LAN1012: Landscape Design Studio 2

In "Landscape Architecture Design Studio 2," graduate students learn to navigate the relationship between culture and landscape architecture. For their final assignment, students developed a landscape proposal for part of the Unviersity of Toronto campus. Each project was based on a theme related to Indigenous culture, like "ceremony" or "acknowledgement." Students were required to design at three different scales: district, street-level, and material detail. This semester's studio was taught by associate professor Liat Margolis and assistant professor Elise Shelley.

Tina Cui and Elva Hu

Tina and Elva write: "With the idea of the Indigenous community on campus in mind, this project aimed to create vibrant and lively outdoor spaces that could provide more opportunities for both Indigenous and non-Indigenous students, educators, and campus staff for gatherings, recreation, and ceremonies." Circles, which have symbolic significance in Indigenous culture, are a central motif of the design proposal.

 

Madison Appleby and Agata Mrozowski

Madison and Agata write: "Our project asks: what vernacular materials can we employ when designing for the west district of U of T campus to minimize the impacts of our ecological footprint?

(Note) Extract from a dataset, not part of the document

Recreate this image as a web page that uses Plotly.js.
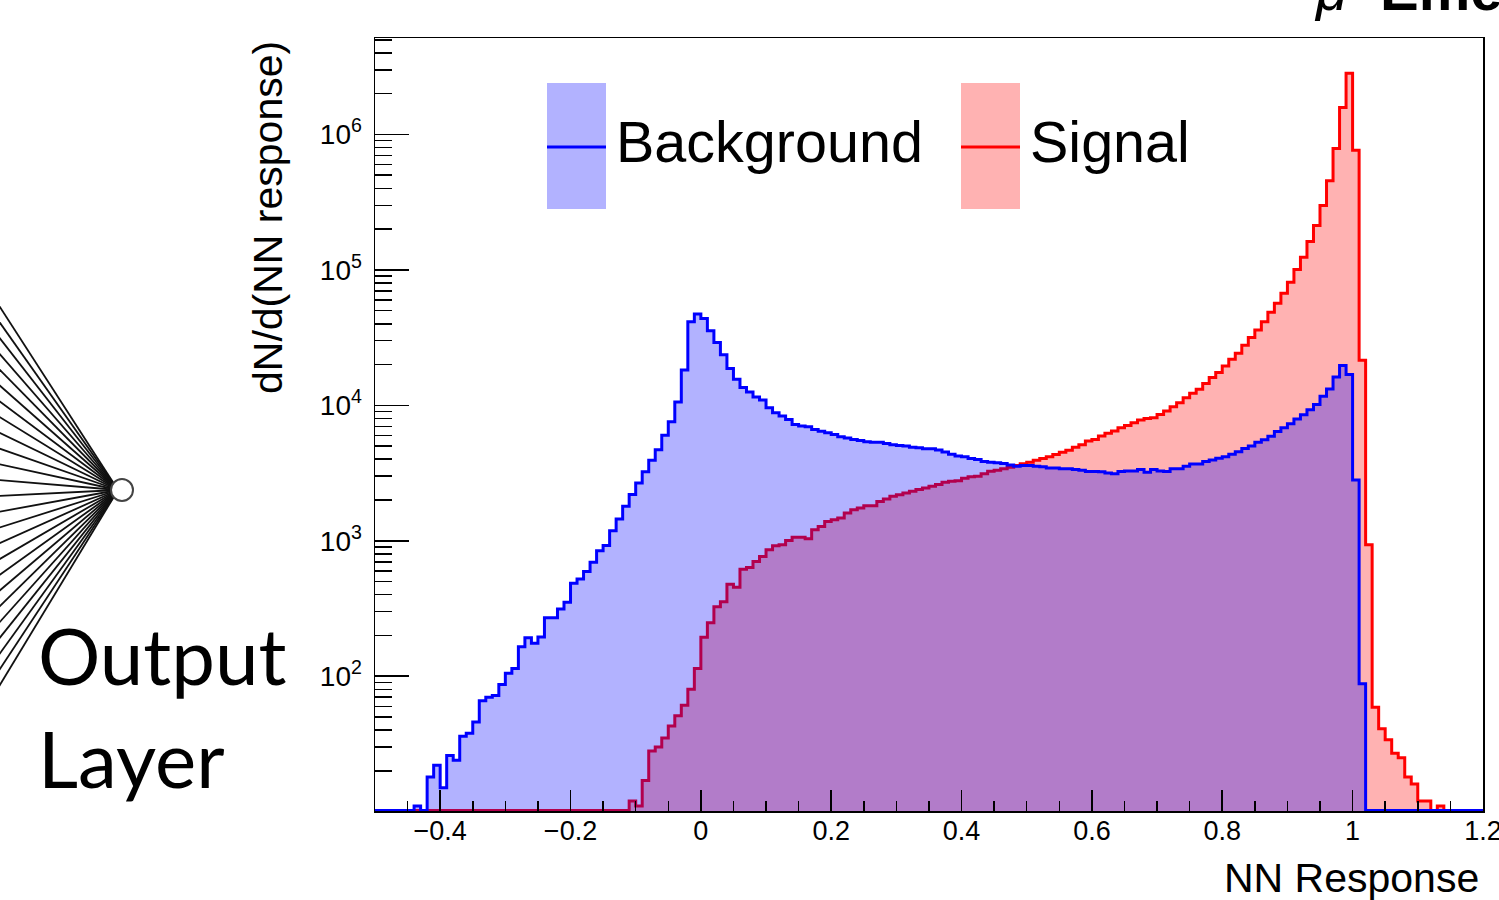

And how can we increase the porosity of material surfaces to relieve the pressures on the city’s infrastructure? How do we implement a design that looks at closed loop systems of material and economic flow?"

They answered these questions with a proposal to transform the University of Toronto's stretch of Willcocks Street into a pedestrian-only space lined with new programmatic elements, like "seams" filled with native grasses, and "social mounds" made of glacial erratic boulders.